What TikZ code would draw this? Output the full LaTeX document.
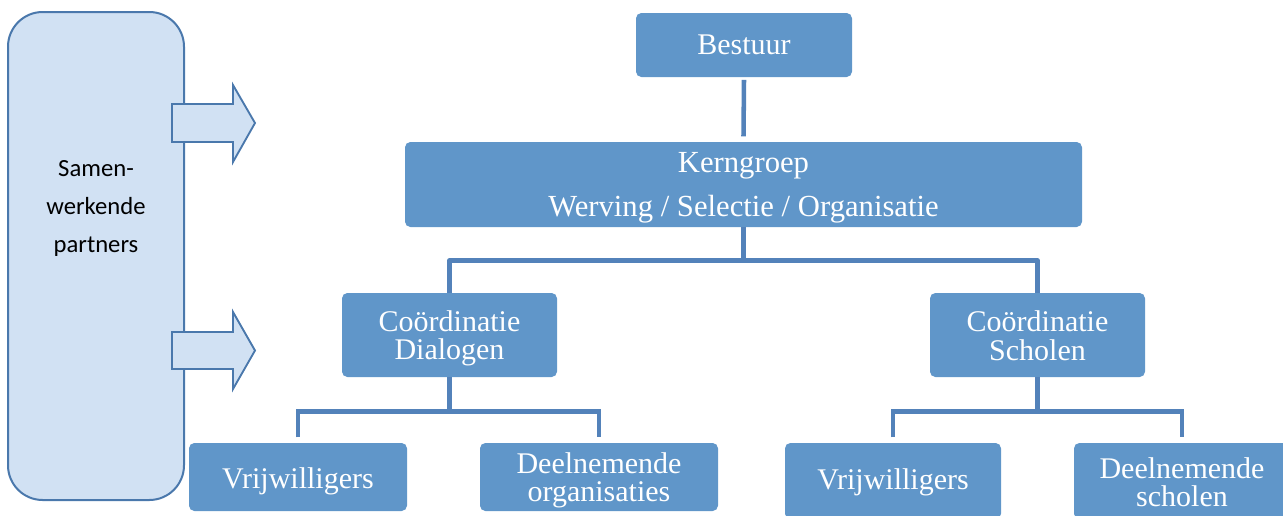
\documentclass[tikz,border=0pt]{standalone}
\usepackage{fontspec}
\setmainfont{Liberation Serif}
\newfontfamily\calib{Carlito}
\definecolor{boxfill}{HTML}{6096C9}
\definecolor{linecol}{HTML}{5382BA}
\definecolor{panelfill}{HTML}{D1E1F3}
\definecolor{panelline}{HTML}{4A78AC}
\tikzset{
  orgbox/.style 2 args={rectangle, rounded corners=4pt, fill=boxfill, draw=none,
    inner sep=0pt, minimum width=#1*0.75pt, minimum height=#2*0.75pt},
  boxtext/.style={text=white, inner sep=0pt, align=center,
    font=\fontsize{22.5pt}{21.5pt}\selectfont},
  conn/.style={draw=linecol, line width=3.4pt},
  panelshape/.style={fill=panelfill, draw=panelline, line width=1.5pt},
}
\begin{document}
\begin{tikzpicture}[x=0.75pt,y=-0.75pt]
\useasboundingbox (0,0) rectangle (1283,515);
\clip (0,0) rectangle (1283,515);
% left panel
\draw[panelshape, rounded corners=26pt] (8,12) rectangle (184,500);
\node[font=\calib\fontsize{18.5pt}{28.3pt}\selectfont, align=center] (partners) at (96,208.5) {Samen-\\werkende\\partners};
% block arrows
\draw[panelshape, line width=1.4pt, line join=miter] (172,104) -- (233,104) -- (233,85) -- (255,123) -- (233,162) -- (233,142) -- (172,142) -- cycle;
\draw[panelshape, line width=1.4pt, line join=miter] (172,332) -- (233,332) -- (233,312) -- (255,350.5) -- (233,389) -- (233,369) -- (172,369) -- cycle;
% boxes
\node[orgbox={216}{64}] (bestuur) at (744,45) {};
\node[orgbox={677}{85}] (kern) at (743.5,184.5) {};
\node[orgbox={215}{84}] (cd) at (449.5,335) {};
\node[orgbox={215}{84}] (cs) at (1037.5,335) {};
\node[orgbox={218}{68}] (v1) at (298,477) {};
\node[orgbox={238}{68}] (d1) at (599,477) {};
\node[orgbox={216}{76}] (v2) at (893,481) {};
\node[orgbox={216}{76}] (d2) at (1182,481) {};
% texts
\node[boxtext] (tbestuur) at (bestuur.center) {Bestuur};
\node[boxtext, font=\fontsize{23pt}{33pt}\selectfont] (tkern) at ([yshift=-2.4pt]kern.center) {Kerngroep\\Werving / Selectie / Organisatie};
\node[boxtext] (tcd) at ([yshift=-2.4pt]cd.center) {Coördinatie\\Dialogen};
\node[boxtext] (tcs) at ([yshift=-0.6pt]cs.center) {Coördinatie\\Scholen};
\node[boxtext] (tv1) at ([yshift=-3pt]v1.center) {Vrijwilligers};
\node[boxtext] (td1) at ([yshift=-2.4pt]d1.center) {Deelnemende\\organisaties};
\node[boxtext] (tv2) at ([yshift=-1.2pt]v2.center) {Vrijwilligers};
\node[boxtext] (td2) at ([yshift=-0.8pt]d2.center) {Deelnemende\\scholen};
% connectors
\draw[conn] ([yshift=-2pt]bestuur.south) -- ([yshift=4pt]kern.north);
\draw[conn] (kern.south) -- ++(0,33) coordinate (k1);
\draw[conn, line join=round] (cd.north) |- (k1) -| (cs.north);
\draw[conn] (cd.south) -- ++(0,34) coordinate (c1);
\draw[conn] ([yshift=4pt]v1.north) |- (c1) -| ([yshift=4pt]d1.north);
\draw[conn] (cs.south) -- ++(0,34) coordinate (c2);
\draw[conn] ([yshift=4pt]v2.north) |- (c2) -| ([yshift=4pt]d2.north);
\end{tikzpicture}
\end{document}
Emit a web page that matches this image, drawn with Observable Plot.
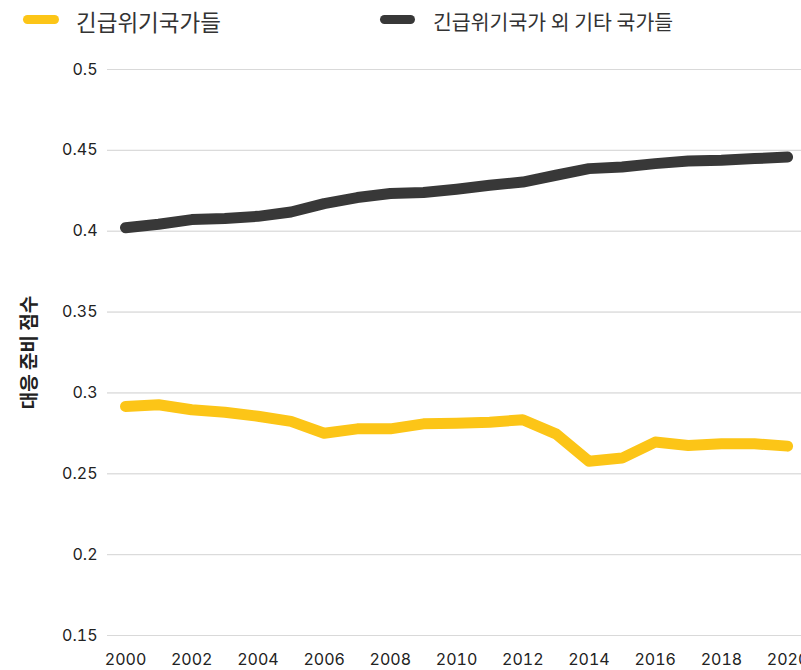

EXERCISE PROMPT: Every record gets retyped exactly; no picture goes into the copy.

WRITTEN ANSWER:
What TikZ code would draw this? Output the full LaTeX document.
\documentclass[tikz,border=0pt]{standalone}
\usepackage{fontspec}
\setmainfont{Liberation Serif}
\newfontfamily\calib{Carlito}
\definecolor{boxfill}{HTML}{6096C9}
\definecolor{linecol}{HTML}{5382BA}
\definecolor{panelfill}{HTML}{D1E1F3}
\definecolor{panelline}{HTML}{4A78AC}
\tikzset{
  orgbox/.style 2 args={rectangle, rounded corners=4pt, fill=boxfill, draw=none,
    inner sep=0pt, minimum width=#1*0.75pt, minimum height=#2*0.75pt},
  boxtext/.style={text=white, inner sep=0pt, align=center,
    font=\fontsize{22.5pt}{21.5pt}\selectfont},
  conn/.style={draw=linecol, line width=3.4pt},
  panelshape/.style={fill=panelfill, draw=panelline, line width=1.5pt},
}
\begin{document}
\begin{tikzpicture}[x=0.75pt,y=-0.75pt]
\useasboundingbox (0,0) rectangle (1283,515);
\clip (0,0) rectangle (1283,515);
% left panel
\draw[panelshape, rounded corners=26pt] (8,12) rectangle (184,500);
\node[font=\calib\fontsize{18.5pt}{28.3pt}\selectfont, align=center] (partners) at (96,208.5) {Samen-\\werkende\\partners};
% block arrows
\draw[panelshape, line width=1.4pt, line join=miter] (172,104) -- (233,104) -- (233,85) -- (255,123) -- (233,162) -- (233,142) -- (172,142) -- cycle;
\draw[panelshape, line width=1.4pt, line join=miter] (172,332) -- (233,332) -- (233,312) -- (255,350.5) -- (233,389) -- (233,369) -- (172,369) -- cycle;
% boxes
\node[orgbox={216}{64}] (bestuur) at (744,45) {};
\node[orgbox={677}{85}] (kern) at (743.5,184.5) {};
\node[orgbox={215}{84}] (cd) at (449.5,335) {};
\node[orgbox={215}{84}] (cs) at (1037.5,335) {};
\node[orgbox={218}{68}] (v1) at (298,477) {};
\node[orgbox={238}{68}] (d1) at (599,477) {};
\node[orgbox={216}{76}] (v2) at (893,481) {};
\node[orgbox={216}{76}] (d2) at (1182,481) {};
% texts
\node[boxtext] (tbestuur) at (bestuur.center) {Bestuur};
\node[boxtext, font=\fontsize{23pt}{33pt}\selectfont] (tkern) at ([yshift=-2.4pt]kern.center) {Kerngroep\\Werving / Selectie / Organisatie};
\node[boxtext] (tcd) at ([yshift=-2.4pt]cd.center) {Coördinatie\\Dialogen};
\node[boxtext] (tcs) at ([yshift=-0.6pt]cs.center) {Coördinatie\\Scholen};
\node[boxtext] (tv1) at ([yshift=-3pt]v1.center) {Vrijwilligers};
\node[boxtext] (td1) at ([yshift=-2.4pt]d1.center) {Deelnemende\\organisaties};
\node[boxtext] (tv2) at ([yshift=-1.2pt]v2.center) {Vrijwilligers};
\node[boxtext] (td2) at ([yshift=-0.8pt]d2.center) {Deelnemende\\scholen};
% connectors
\draw[conn] ([yshift=-2pt]bestuur.south) -- ([yshift=4pt]kern.north);
\draw[conn] (kern.south) -- ++(0,33) coordinate (k1);
\draw[conn, line join=round] (cd.north) |- (k1) -| (cs.north);
\draw[conn] (cd.south) -- ++(0,34) coordinate (c1);
\draw[conn] ([yshift=4pt]v1.north) |- (c1) -| ([yshift=4pt]d1.north);
\draw[conn] (cs.south) -- ++(0,34) coordinate (c2);
\draw[conn] ([yshift=4pt]v2.north) |- (c2) -| ([yshift=4pt]d2.north);
\end{tikzpicture}
\end{document}
Emit a web page that matches this image, drawn with Observable Plot.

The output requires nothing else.